■ The problem:
Skip the pictures and repeat each line of the data exactly.

■ Dataset records:
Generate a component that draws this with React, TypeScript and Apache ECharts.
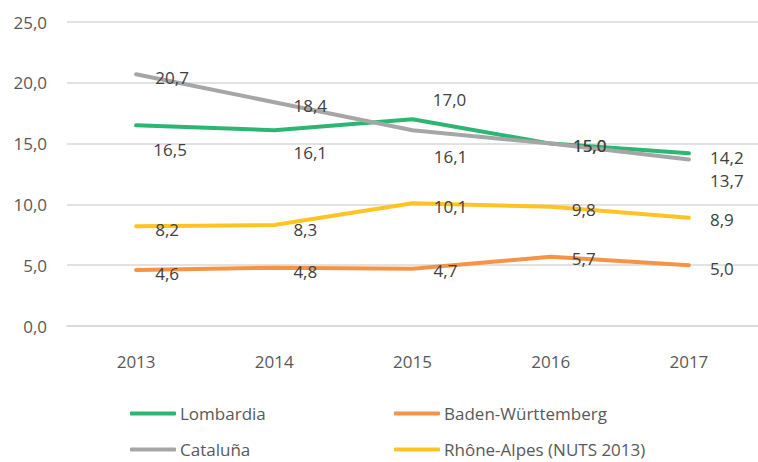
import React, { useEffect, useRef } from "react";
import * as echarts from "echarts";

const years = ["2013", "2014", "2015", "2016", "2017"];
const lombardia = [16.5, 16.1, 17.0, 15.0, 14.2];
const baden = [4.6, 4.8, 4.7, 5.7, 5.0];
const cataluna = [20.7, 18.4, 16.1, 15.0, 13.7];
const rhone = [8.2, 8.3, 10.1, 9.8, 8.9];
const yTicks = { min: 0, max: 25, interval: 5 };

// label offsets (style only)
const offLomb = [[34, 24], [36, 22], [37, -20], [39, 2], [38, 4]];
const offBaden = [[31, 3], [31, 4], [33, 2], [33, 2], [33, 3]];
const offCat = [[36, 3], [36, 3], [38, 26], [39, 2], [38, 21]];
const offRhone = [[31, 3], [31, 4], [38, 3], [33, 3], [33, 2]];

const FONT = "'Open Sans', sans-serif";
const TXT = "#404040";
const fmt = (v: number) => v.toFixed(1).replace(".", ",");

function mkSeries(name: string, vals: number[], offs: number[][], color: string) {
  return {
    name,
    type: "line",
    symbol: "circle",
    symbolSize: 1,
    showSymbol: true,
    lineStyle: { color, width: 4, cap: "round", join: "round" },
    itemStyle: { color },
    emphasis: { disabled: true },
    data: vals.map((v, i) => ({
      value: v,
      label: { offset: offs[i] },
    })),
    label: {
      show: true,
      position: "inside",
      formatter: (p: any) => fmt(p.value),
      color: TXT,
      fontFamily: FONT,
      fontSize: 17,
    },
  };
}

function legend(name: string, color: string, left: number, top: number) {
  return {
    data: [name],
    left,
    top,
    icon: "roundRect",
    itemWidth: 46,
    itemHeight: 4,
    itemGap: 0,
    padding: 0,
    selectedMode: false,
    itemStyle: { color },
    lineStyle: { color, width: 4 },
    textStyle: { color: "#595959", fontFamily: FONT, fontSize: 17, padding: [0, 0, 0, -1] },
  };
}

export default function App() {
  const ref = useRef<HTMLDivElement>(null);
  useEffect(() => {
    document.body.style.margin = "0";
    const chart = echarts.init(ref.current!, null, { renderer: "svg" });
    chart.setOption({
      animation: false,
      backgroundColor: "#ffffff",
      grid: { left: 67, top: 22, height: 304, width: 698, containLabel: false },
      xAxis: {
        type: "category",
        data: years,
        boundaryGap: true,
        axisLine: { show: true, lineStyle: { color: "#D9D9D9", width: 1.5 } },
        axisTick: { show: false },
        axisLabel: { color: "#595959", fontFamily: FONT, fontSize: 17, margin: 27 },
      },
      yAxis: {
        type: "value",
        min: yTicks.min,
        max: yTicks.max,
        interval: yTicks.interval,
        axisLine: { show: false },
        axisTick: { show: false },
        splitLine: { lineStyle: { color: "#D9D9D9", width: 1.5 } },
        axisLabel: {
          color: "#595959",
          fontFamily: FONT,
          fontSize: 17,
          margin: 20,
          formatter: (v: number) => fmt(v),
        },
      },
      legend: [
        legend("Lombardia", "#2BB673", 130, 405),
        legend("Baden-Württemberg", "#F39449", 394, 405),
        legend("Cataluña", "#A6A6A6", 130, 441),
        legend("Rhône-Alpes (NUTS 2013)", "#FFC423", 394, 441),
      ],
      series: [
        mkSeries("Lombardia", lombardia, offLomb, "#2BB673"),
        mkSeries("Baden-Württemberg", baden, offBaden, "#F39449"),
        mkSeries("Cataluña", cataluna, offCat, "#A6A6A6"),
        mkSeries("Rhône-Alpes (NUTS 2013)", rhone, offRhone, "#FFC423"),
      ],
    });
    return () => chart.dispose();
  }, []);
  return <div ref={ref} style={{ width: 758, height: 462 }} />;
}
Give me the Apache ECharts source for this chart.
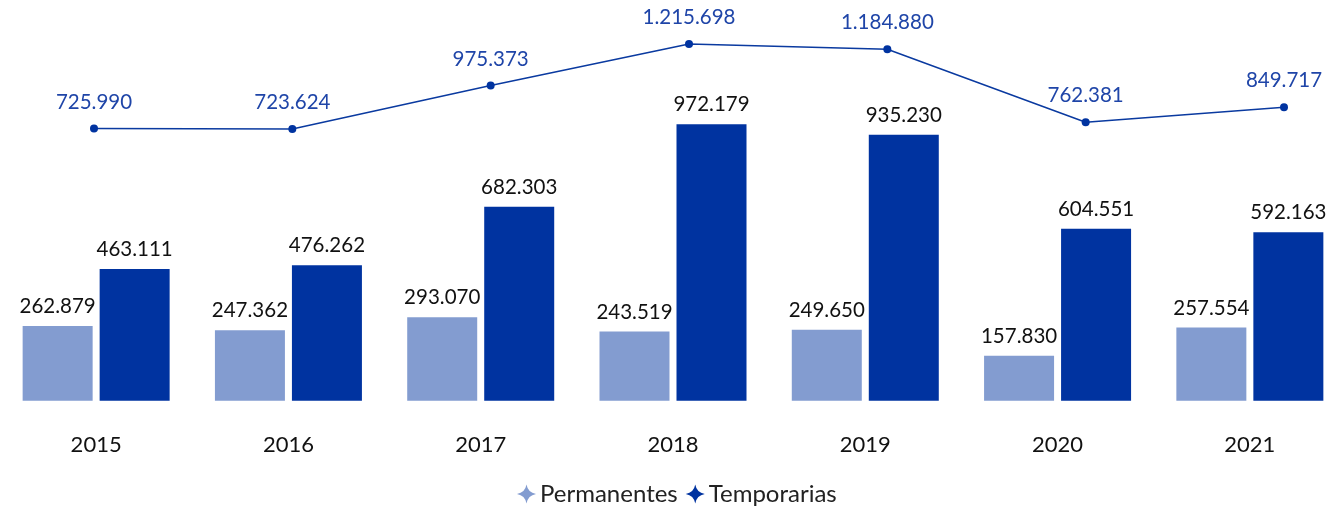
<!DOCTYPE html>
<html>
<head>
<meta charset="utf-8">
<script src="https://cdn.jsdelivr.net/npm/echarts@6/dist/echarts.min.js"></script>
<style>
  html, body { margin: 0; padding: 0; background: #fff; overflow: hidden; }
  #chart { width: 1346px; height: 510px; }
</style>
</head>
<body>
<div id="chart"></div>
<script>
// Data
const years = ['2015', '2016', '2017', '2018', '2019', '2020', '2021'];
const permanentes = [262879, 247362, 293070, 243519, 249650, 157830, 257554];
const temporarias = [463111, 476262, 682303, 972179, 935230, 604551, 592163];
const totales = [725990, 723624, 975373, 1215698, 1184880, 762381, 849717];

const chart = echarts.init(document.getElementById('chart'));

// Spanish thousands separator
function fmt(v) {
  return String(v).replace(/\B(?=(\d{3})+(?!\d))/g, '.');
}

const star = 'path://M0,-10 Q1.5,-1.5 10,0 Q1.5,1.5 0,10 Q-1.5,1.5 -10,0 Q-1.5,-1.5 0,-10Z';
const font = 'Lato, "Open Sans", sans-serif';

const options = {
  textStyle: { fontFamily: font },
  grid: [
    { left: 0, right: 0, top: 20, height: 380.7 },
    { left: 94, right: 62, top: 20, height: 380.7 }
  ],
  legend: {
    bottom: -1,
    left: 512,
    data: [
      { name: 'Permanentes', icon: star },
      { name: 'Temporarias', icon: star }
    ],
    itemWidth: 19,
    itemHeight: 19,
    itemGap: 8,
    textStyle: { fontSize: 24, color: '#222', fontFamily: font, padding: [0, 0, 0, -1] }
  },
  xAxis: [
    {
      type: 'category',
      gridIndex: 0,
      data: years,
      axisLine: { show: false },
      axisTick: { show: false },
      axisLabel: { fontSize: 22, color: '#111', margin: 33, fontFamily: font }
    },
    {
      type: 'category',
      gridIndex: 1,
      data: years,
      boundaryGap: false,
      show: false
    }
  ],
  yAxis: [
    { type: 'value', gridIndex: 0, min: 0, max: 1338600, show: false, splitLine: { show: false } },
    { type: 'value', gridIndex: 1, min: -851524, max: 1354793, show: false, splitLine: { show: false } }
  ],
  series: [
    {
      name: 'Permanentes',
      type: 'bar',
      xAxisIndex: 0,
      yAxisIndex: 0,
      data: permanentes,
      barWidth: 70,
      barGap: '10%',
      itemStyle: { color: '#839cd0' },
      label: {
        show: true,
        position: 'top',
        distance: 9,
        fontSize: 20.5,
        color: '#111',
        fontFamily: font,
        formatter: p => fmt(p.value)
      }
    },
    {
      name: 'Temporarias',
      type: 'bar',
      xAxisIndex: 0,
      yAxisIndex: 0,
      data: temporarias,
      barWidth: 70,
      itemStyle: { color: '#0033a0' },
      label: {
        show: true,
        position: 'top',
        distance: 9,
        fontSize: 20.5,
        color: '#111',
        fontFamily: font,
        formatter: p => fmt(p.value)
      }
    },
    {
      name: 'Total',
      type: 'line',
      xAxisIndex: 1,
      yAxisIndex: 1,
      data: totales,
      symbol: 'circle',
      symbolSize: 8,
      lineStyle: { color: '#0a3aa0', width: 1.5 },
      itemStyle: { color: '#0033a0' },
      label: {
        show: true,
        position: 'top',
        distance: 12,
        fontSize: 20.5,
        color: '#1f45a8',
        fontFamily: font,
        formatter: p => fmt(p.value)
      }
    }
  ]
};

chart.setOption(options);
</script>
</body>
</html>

■ Full answer:
Generate a component that draws this with React, TypeScript and Apache ECharts.
import React, { useEffect, useRef } from "react";
import * as echarts from "echarts";

const years = ["2013", "2014", "2015", "2016", "2017"];
const lombardia = [16.5, 16.1, 17.0, 15.0, 14.2];
const baden = [4.6, 4.8, 4.7, 5.7, 5.0];
const cataluna = [20.7, 18.4, 16.1, 15.0, 13.7];
const rhone = [8.2, 8.3, 10.1, 9.8, 8.9];
const yTicks = { min: 0, max: 25, interval: 5 };

// label offsets (style only)
const offLomb = [[34, 24], [36, 22], [37, -20], [39, 2], [38, 4]];
const offBaden = [[31, 3], [31, 4], [33, 2], [33, 2], [33, 3]];
const offCat = [[36, 3], [36, 3], [38, 26], [39, 2], [38, 21]];
const offRhone = [[31, 3], [31, 4], [38, 3], [33, 3], [33, 2]];

const FONT = "'Open Sans', sans-serif";
const TXT = "#404040";
const fmt = (v: number) => v.toFixed(1).replace(".", ",");

function mkSeries(name: string, vals: number[], offs: number[][], color: string) {
  return {
    name,
    type: "line",
    symbol: "circle",
    symbolSize: 1,
    showSymbol: true,
    lineStyle: { color, width: 4, cap: "round", join: "round" },
    itemStyle: { color },
    emphasis: { disabled: true },
    data: vals.map((v, i) => ({
      value: v,
      label: { offset: offs[i] },
    })),
    label: {
      show: true,
      position: "inside",
      formatter: (p: any) => fmt(p.value),
      color: TXT,
      fontFamily: FONT,
      fontSize: 17,
    },
  };
}

function legend(name: string, color: string, left: number, top: number) {
  return {
    data: [name],
    left,
    top,
    icon: "roundRect",
    itemWidth: 46,
    itemHeight: 4,
    itemGap: 0,
    padding: 0,
    selectedMode: false,
    itemStyle: { color },
    lineStyle: { color, width: 4 },
    textStyle: { color: "#595959", fontFamily: FONT, fontSize: 17, padding: [0, 0, 0, -1] },
  };
}

export default function App() {
  const ref = useRef<HTMLDivElement>(null);
  useEffect(() => {
    document.body.style.margin = "0";
    const chart = echarts.init(ref.current!, null, { renderer: "svg" });
    chart.setOption({
      animation: false,
      backgroundColor: "#ffffff",
      grid: { left: 67, top: 22, height: 304, width: 698, containLabel: false },
      xAxis: {
        type: "category",
        data: years,
        boundaryGap: true,
        axisLine: { show: true, lineStyle: { color: "#D9D9D9", width: 1.5 } },
        axisTick: { show: false },
        axisLabel: { color: "#595959", fontFamily: FONT, fontSize: 17, margin: 27 },
      },
      yAxis: {
        type: "value",
        min: yTicks.min,
        max: yTicks.max,
        interval: yTicks.interval,
        axisLine: { show: false },
        axisTick: { show: false },
        splitLine: { lineStyle: { color: "#D9D9D9", width: 1.5 } },
        axisLabel: {
          color: "#595959",
          fontFamily: FONT,
          fontSize: 17,
          margin: 20,
          formatter: (v: number) => fmt(v),
        },
      },
      legend: [
        legend("Lombardia", "#2BB673", 130, 405),
        legend("Baden-Württemberg", "#F39449", 394, 405),
        legend("Cataluña", "#A6A6A6", 130, 441),
        legend("Rhône-Alpes (NUTS 2013)", "#FFC423", 394, 441),
      ],
      series: [
        mkSeries("Lombardia", lombardia, offLomb, "#2BB673"),
        mkSeries("Baden-Württemberg", baden, offBaden, "#F39449"),
        mkSeries("Cataluña", cataluna, offCat, "#A6A6A6"),
        mkSeries("Rhône-Alpes (NUTS 2013)", rhone, offRhone, "#FFC423"),
      ],
    });
    return () => chart.dispose();
  }, []);
  return <div ref={ref} style={{ width: 758, height: 462 }} />;
}
Give me the Apache ECharts source for this chart.
<!DOCTYPE html>
<html>
<head>
<meta charset="utf-8">
<script src="https://cdn.jsdelivr.net/npm/echarts@6/dist/echarts.min.js"></script>
<style>
  html, body { margin: 0; padding: 0; background: #fff; overflow: hidden; }
  #chart { width: 1346px; height: 510px; }
</style>
</head>
<body>
<div id="chart"></div>
<script>
// Data
const years = ['2015', '2016', '2017', '2018', '2019', '2020', '2021'];
const permanentes = [262879, 247362, 293070, 243519, 249650, 157830, 257554];
const temporarias = [463111, 476262, 682303, 972179, 935230, 604551, 592163];
const totales = [725990, 723624, 975373, 1215698, 1184880, 762381, 849717];

const chart = echarts.init(document.getElementById('chart'));

// Spanish thousands separator
function fmt(v) {
  return String(v).replace(/\B(?=(\d{3})+(?!\d))/g, '.');
}

const star = 'path://M0,-10 Q1.5,-1.5 10,0 Q1.5,1.5 0,10 Q-1.5,1.5 -10,0 Q-1.5,-1.5 0,-10Z';
const font = 'Lato, "Open Sans", sans-serif';

const options = {
  textStyle: { fontFamily: font },
  grid: [
    { left: 0, right: 0, top: 20, height: 380.7 },
    { left: 94, right: 62, top: 20, height: 380.7 }
  ],
  legend: {
    bottom: -1,
    left: 512,
    data: [
      { name: 'Permanentes', icon: star },
      { name: 'Temporarias', icon: star }
    ],
    itemWidth: 19,
    itemHeight: 19,
    itemGap: 8,
    textStyle: { fontSize: 24, color: '#222', fontFamily: font, padding: [0, 0, 0, -1] }
  },
  xAxis: [
    {
      type: 'category',
      gridIndex: 0,
      data: years,
      axisLine: { show: false },
      axisTick: { show: false },
      axisLabel: { fontSize: 22, color: '#111', margin: 33, fontFamily: font }
    },
    {
      type: 'category',
      gridIndex: 1,
      data: years,
      boundaryGap: false,
      show: false
    }
  ],
  yAxis: [
    { type: 'value', gridIndex: 0, min: 0, max: 1338600, show: false, splitLine: { show: false } },
    { type: 'value', gridIndex: 1, min: -851524, max: 1354793, show: false, splitLine: { show: false } }
  ],
  series: [
    {
      name: 'Permanentes',
      type: 'bar',
      xAxisIndex: 0,
      yAxisIndex: 0,
      data: permanentes,
      barWidth: 70,
      barGap: '10%',
      itemStyle: { color: '#839cd0' },
      label: {
        show: true,
        position: 'top',
        distance: 9,
        fontSize: 20.5,
        color: '#111',
        fontFamily: font,
        formatter: p => fmt(p.value)
      }
    },
    {
      name: 'Temporarias',
      type: 'bar',
      xAxisIndex: 0,
      yAxisIndex: 0,
      data: temporarias,
      barWidth: 70,
      itemStyle: { color: '#0033a0' },
      label: {
        show: true,
        position: 'top',
        distance: 9,
        fontSize: 20.5,
        color: '#111',
        fontFamily: font,
        formatter: p => fmt(p.value)
      }
    },
    {
      name: 'Total',
      type: 'line',
      xAxisIndex: 1,
      yAxisIndex: 1,
      data: totales,
      symbol: 'circle',
      symbolSize: 8,
      lineStyle: { color: '#0a3aa0', width: 1.5 },
      itemStyle: { color: '#0033a0' },
      label: {
        show: true,
        position: 'top',
        distance: 12,
        fontSize: 20.5,
        color: '#1f45a8',
        fontFamily: font,
        formatter: p => fmt(p.value)
      }
    }
  ]
};

chart.setOption(options);
</script>
</body>
</html>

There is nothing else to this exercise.